VIAGGI SONORI, VISCERE MUSICALI
Se questa metafora vi piace, date un’occhiata al videoclip del primo singolo uscito, One Night/All Night, per rendervi conto che il rimando al body horror non è poi così fuori luogo. Nei tre minuti di piano sequenza la macchina da presa entra nelle viscere della croce, tra arterie venose ed organi pulsanti, rivelandone le rivoltanti interiora.
Se il primo assaggio è stato affidato proprio al brano con Kevin Parker, saranno contenti i fan dei Tame Impala di ritrovarlo nuovamente anche in Neverender, brano in cui le sonorità di The Slow Rush sono contaminate dall’esplosività tipica dei Justice. Nemmeno un attimo di respiro che si è gettati in Generator. Il secondo dei singoli rilasciati è un vero e proprio banger già destinato ad essere uno dei momenti più attesi dei loro futuri live set.
I primi brani lasciano immediatamente intuire quanto l’opera sia stata concepita come un vero e proprio viaggio sonoro da ascoltare dall’inizio alla fine, proprio come fosse quasi un concept album. Le tracce scivolano una dentro l’altra (già Incognito ci riusciva molto bene), alcune sono impreziosite da vere e proprie introduzioni – Harpy Dream, ad esempio, ha il solo scopo di lanciare Saturnine – ed i quattro singoli usciti acquisiscono nuovi significati se ascoltati nel contesto della tracklist.
I FEATURING
Impossibile, poi, non parlare anche degli altri featuring. Se già quello con Parker sembrava un mezzo miracolo, aspettate di ascoltare The End con niente meno che Thundercat o le ballabilissime Afterimage con la cantante RIMON e Saturnine con Miguel. Insomma, un duo che riesce a trasformarsi – di nuovo, come se fosse una mostruosa entità cangiante – a seconda del featuring di turno, dando vita ad innovative ed inaspettate interazioni sonore.

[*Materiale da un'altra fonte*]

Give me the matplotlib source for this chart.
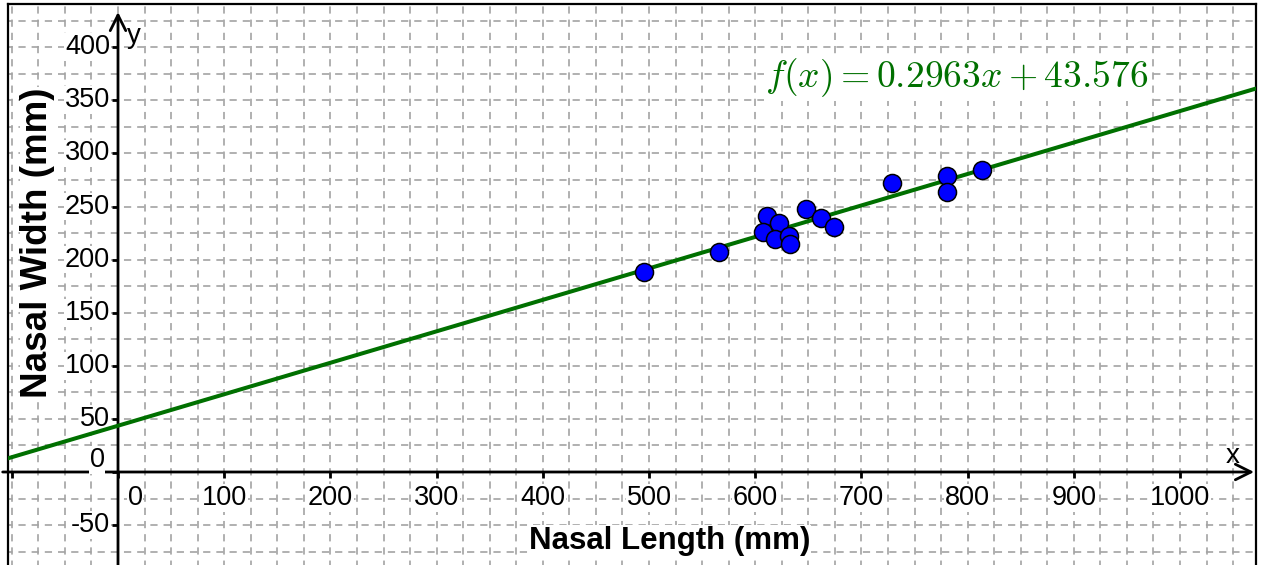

Come già ricordato, il sound dalle tinte notturne è sempre in costante bilico tra l’abrasività più hardcore, che rimanda a tratti proprio ai fasti di Cross (sì, sto pensando a Generator), e l’attitudine dance di brani come The End e Afterimage. Il tutto, impreziosito sempre da citazioni più o meno esplicite all’immaginario Sci-Fi che li ha resi celebri sin dagli esordi, amore poi sfociato addirittura nel film IRIS: A Space Opera by Justice. C’è spazio anche per un brano che, come ammesso direttamente dal gruppo, sembra essere uscito direttamente dalle atmosfere distopiche di Blade Runner: D’altronde il sax di Moonlight Rendez-vous non può non ricordare quel capolavoro di Love Theme di Vangelis.
In definitiva, se è ancora presto per capire se riuscirà a superare qualitativamente gli altri tre dischi, quello che è certo è che i Justice sono riusciti a mutare ancora una volta il proprio sound in qualcosa di nuovo, senza per questo tradire il proprio passato. Dopo più di vent’anni di carriera non è una cosa da poco, soprattutto se il livello si attesta sui picchi delle tredici tracce di Hyperdrama. Et Justice pour tous, amen.